According to Ms. Erickson, who teaches AP Art History, European History and is the gallery director for the school, the idea for installing a portal at Greenwich Academy came from class of 2004 alumna Carrie Denning who works with an organization called Shared Studios.

The founder of Shared Studios, Amar Bakshi, along with his co-founders, Michelle Moghtader and John Farrace created the Portals Project as one of Shared Studio’s many projects geared toward creating, “wormholes throughout the world.”

“We’ve had a big STEM push at GA for years, which involved GAINS and the Engineering and Design Lab, but now that that is well established, there is a big push to look at the humanities, and think of the humanities in a new way… an interdisciplinary, global way,” Ms. Erickson said about the timing of the installation.

“They always come out of their moved, but sometimes moved to tears,” said the social studies teacher, adding that often times there are moments of “tough dialogue” during the 20-minute sessions.

“Often they’ll bond over interests like hop-hop music,” Erickson said. “Music seems to be the universal language.”

The first group of students to enter the portal were students in Greenwich Academy’s Today in the News class, which focuses on current events. The group connected with five boys in Erbil, Iraq, who had been displaced by an ISIS invasion of their home city, Mosul.

Students and teachers can arrange a discussion topic in advance, such as climate change. However, the perennial question asked by Greenwich Academy girls during a typical 20-minute portal sessions is, “What would make today a great day?”
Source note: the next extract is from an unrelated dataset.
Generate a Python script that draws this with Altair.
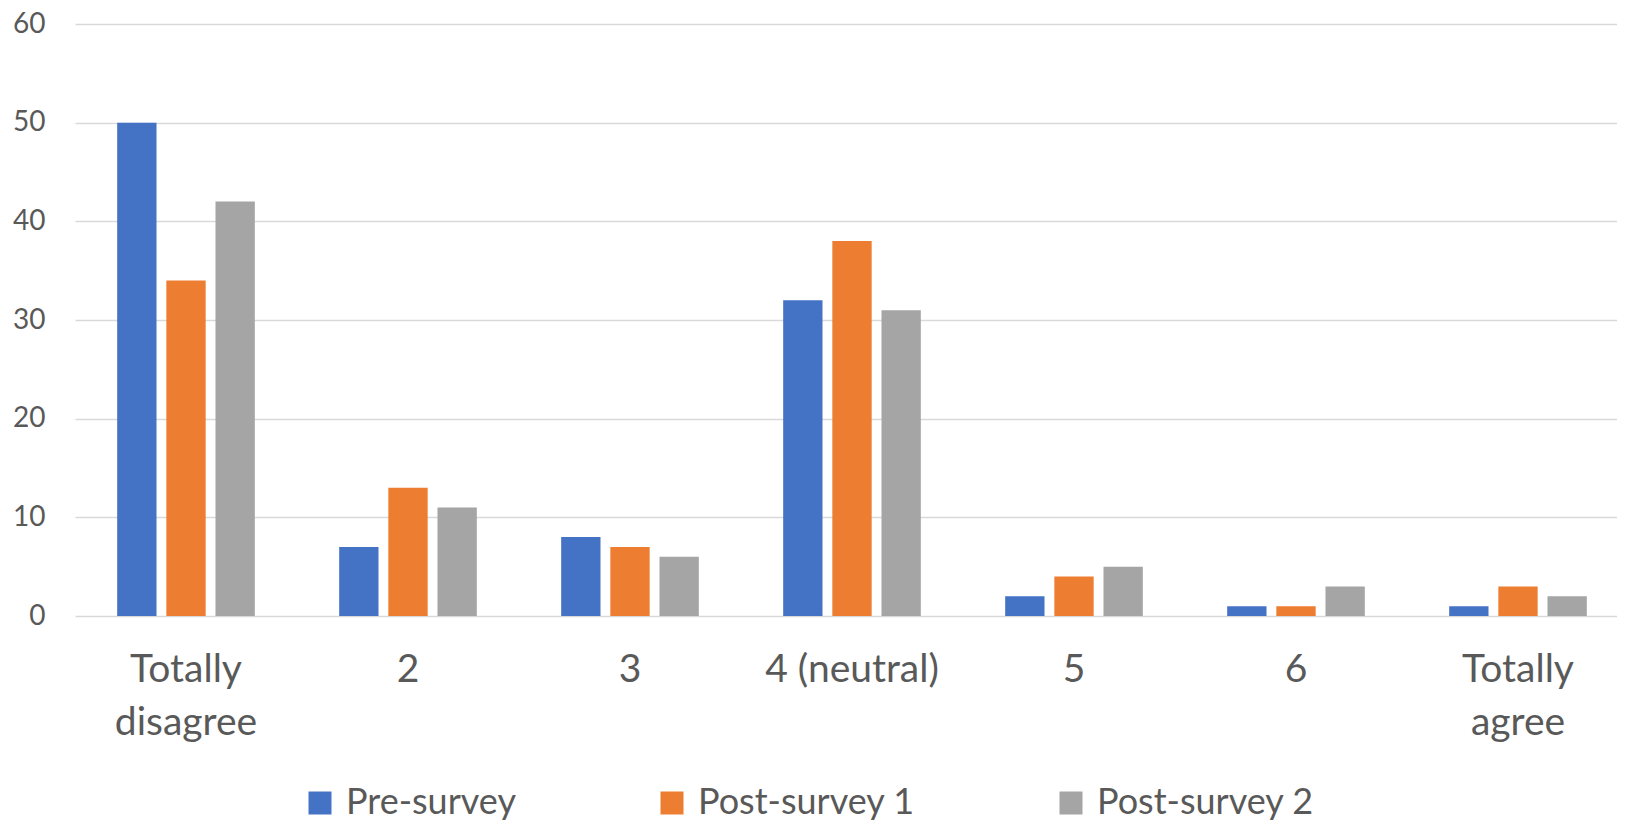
import altair as alt
import pandas as pd

categories = ["Totally disagree", "2", "3", "4 (neutral)", "5", "6", "Totally agree"]
series = ["Pre-survey", "Post-survey 1", "Post-survey 2"]
pre_survey = [50, 7, 8, 32, 2, 1, 1]
post_survey_1 = [34, 13, 7, 38, 4, 1, 3]
post_survey_2 = [42, 11, 6, 31, 5, 3, 2]
colors = ["#4472C4", "#ED7D31", "#A5A5A5"]

rows = []
for name, vals in zip(series, [pre_survey, post_survey_1, post_survey_2]):
    for c, v in zip(categories, vals):
        rows.append({"category": c, "series": name, "value": v})
df = pd.DataFrame(rows)

FONT = "Lato"
TXT = "#595959"

chart = alt.Chart(df).mark_bar().encode(
    x=alt.X("category:N", sort=categories, title=None,
            scale=alt.Scale(paddingInner=0.38, paddingOuter=0.19, range=[0, 1554]),
            axis=alt.Axis(labelAngle=0, labelFont=FONT, labelFontSize=39,
                          labelColor=TXT, labelPadding=34, labelLineHeight=53,
                          ticks=False, domain=False, grid=False,
                          labelExpr="indexof(datum.label, 'Totally') == 0 ? split(datum.label, ' ') : datum.label")),
    xOffset=alt.XOffset("series:N", sort=series,
                        scale=alt.Scale(paddingInner=0.2, paddingOuter=0)),
    y=alt.Y("value:Q", title=None,
            scale=alt.Scale(domain=[0, 60], nice=False),
            axis=alt.Axis(values=[0, 10, 20, 30, 40, 50, 60], labelFont=FONT,
                          labelFontSize=28, labelColor=TXT, labelPadding=30,
                          ticks=False, domain=False, grid=True,
                          gridColor="#D9D9D9", gridWidth=1.5)),
    color=alt.Color("series:N", sort=series,
                    scale=alt.Scale(domain=series, range=colors),
                    legend=alt.Legend(title=None, orient="none", direction="horizontal",
                                      legendX=227, legendY=761,
                                      symbolType="square", symbolSize=529,
                                      symbolStrokeWidth=0, symbolOpacity=1,
                                      labelFont=FONT, labelFontSize=36,
                                      labelColor=TXT, labelOffset=8,
                                      columnPadding=138, labelLimit=400)),
).properties(
    width=1542,
    height=592,
    autosize=alt.AutoSizeParams(type="none"),
    padding={"left": 67, "top": 16, "right": 0, "bottom": 210},
    background="white",
).configure_view(stroke=None)

chart.save("out.html", embed_options={"renderer": "svg", "actions": False})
To the boys in Erbil, the answer was short and simple: returning home.

Describing the outcome aportal portal visit, the 17-year veteran teacher said, “You end up realizing the universality of human values, despite our radically different experiences.” Erickson said the portal’s purpose is to develop global awareness, while also realizing the common humanity.

Describing the experience her European History students had in the portal, Erickson said, “They ended up dancing and singing. I note how extraordinarily different our situations are, and I think that becomes profound, but not necessarily in the dialogue, more like after the dialogue.”

During the three months the portal is stationed at Greenwich Academy, it will connect to Erbil in Iraq, Milwaukee in Wisconsin, El Progresso in Honduras, Kigali in Rwanda, Herat in Afghanistan, and Mexico City in Mexico.